_Given exercise_.
Restate word for word the lines of the records below, starting at the line that contains "Emit a Python" and ending at the line that contains "fit_y = mv + [163]", with both of those lines included and nothing else.

_Exercise data_.
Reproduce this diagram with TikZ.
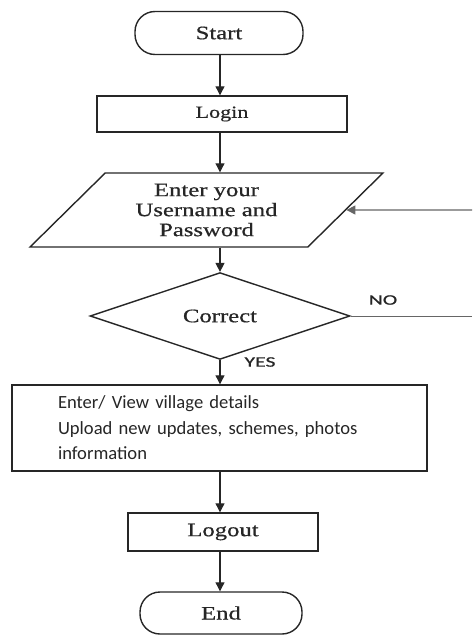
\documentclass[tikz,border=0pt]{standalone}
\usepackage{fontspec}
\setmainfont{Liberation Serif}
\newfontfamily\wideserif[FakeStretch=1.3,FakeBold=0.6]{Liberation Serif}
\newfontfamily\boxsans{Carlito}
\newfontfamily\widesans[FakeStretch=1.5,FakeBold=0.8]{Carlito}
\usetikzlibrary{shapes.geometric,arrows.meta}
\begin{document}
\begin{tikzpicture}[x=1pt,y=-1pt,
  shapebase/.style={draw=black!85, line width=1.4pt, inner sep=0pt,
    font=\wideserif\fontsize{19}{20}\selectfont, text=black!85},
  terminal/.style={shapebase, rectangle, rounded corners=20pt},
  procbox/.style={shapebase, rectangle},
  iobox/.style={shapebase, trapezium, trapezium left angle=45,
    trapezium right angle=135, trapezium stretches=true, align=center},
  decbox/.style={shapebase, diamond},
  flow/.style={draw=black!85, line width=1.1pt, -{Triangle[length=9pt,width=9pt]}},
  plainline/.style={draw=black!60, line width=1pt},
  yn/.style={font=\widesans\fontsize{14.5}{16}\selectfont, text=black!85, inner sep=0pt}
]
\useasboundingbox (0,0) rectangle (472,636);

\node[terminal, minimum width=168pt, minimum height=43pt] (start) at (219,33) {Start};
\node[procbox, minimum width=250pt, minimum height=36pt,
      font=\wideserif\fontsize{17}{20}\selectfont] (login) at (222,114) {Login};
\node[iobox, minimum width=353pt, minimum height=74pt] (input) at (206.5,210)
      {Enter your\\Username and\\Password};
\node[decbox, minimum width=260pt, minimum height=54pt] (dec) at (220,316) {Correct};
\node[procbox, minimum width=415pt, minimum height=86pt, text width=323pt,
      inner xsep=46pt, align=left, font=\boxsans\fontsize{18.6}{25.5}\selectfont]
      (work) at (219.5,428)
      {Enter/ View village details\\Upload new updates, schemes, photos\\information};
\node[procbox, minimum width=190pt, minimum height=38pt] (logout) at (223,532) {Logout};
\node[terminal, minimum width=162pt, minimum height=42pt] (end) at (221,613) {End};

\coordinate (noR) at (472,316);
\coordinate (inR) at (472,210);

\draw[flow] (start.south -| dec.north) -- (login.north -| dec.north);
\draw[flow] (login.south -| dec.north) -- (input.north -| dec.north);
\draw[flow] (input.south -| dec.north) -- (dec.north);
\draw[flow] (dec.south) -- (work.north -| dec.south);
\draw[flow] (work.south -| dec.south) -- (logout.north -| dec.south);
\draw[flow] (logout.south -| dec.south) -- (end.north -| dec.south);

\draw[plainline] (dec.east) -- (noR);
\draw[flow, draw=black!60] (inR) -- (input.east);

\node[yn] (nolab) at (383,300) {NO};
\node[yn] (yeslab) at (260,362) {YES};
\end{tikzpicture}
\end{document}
==
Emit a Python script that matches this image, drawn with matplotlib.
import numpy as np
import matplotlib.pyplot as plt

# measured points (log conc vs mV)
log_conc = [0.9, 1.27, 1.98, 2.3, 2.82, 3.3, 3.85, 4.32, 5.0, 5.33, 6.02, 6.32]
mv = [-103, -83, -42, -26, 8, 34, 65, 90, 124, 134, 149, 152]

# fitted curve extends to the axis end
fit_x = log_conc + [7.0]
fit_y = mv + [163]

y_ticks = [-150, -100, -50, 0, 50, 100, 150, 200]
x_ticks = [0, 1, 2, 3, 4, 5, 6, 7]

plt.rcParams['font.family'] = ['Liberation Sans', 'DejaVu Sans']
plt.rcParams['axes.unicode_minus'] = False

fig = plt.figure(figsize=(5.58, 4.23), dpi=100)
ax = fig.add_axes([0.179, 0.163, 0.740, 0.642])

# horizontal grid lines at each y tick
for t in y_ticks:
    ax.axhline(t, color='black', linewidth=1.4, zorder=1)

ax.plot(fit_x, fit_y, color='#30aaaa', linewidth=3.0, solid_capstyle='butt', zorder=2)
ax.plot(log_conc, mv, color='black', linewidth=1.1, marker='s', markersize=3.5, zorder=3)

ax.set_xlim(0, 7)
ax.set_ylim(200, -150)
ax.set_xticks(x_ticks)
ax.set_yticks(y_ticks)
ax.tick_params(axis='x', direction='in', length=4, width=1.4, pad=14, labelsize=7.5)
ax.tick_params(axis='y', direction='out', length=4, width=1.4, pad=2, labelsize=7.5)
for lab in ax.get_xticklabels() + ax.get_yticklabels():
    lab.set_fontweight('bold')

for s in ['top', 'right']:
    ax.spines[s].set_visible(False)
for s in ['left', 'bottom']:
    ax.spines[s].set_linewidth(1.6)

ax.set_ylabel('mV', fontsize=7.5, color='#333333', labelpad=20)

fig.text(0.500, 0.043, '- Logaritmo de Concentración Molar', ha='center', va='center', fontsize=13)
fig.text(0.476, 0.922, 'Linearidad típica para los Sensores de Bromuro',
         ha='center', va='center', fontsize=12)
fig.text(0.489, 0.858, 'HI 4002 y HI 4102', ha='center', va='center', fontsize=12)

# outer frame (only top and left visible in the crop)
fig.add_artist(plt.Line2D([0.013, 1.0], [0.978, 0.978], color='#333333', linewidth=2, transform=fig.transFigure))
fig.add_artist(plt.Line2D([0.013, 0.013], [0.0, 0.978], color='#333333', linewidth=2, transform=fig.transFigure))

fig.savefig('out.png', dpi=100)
---
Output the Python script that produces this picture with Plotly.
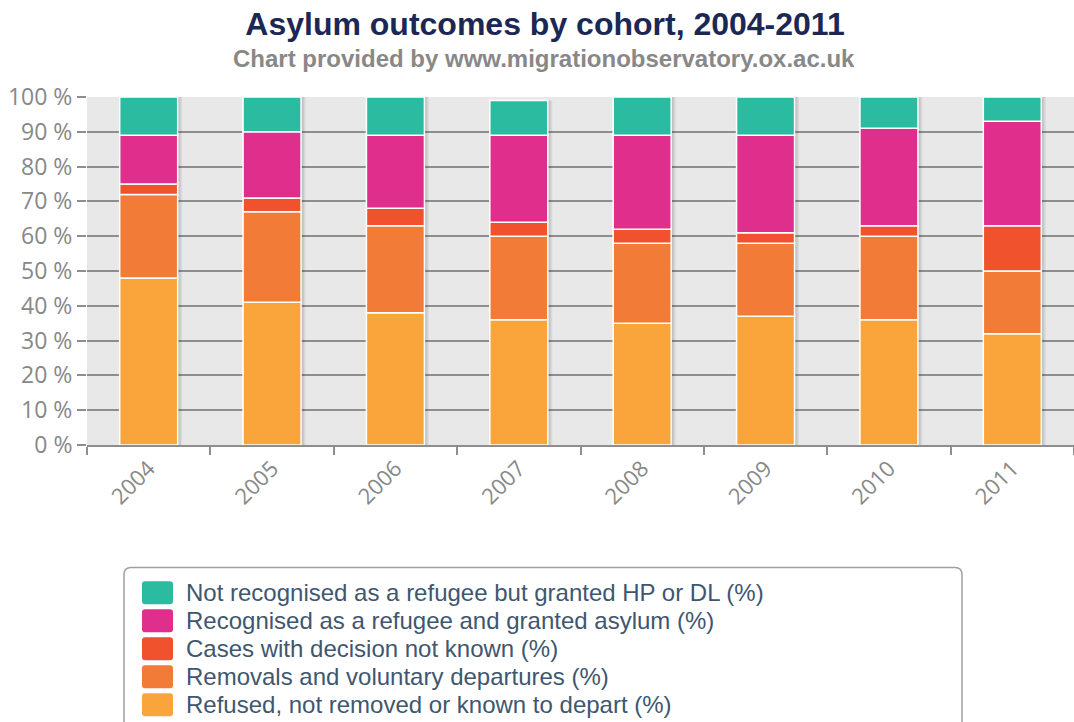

_Answer below_.
Emit a Python script that matches this image, drawn with matplotlib.
import numpy as np
import matplotlib.pyplot as plt

# measured points (log conc vs mV)
log_conc = [0.9, 1.27, 1.98, 2.3, 2.82, 3.3, 3.85, 4.32, 5.0, 5.33, 6.02, 6.32]
mv = [-103, -83, -42, -26, 8, 34, 65, 90, 124, 134, 149, 152]

# fitted curve extends to the axis end
fit_x = log_conc + [7.0]
fit_y = mv + [163]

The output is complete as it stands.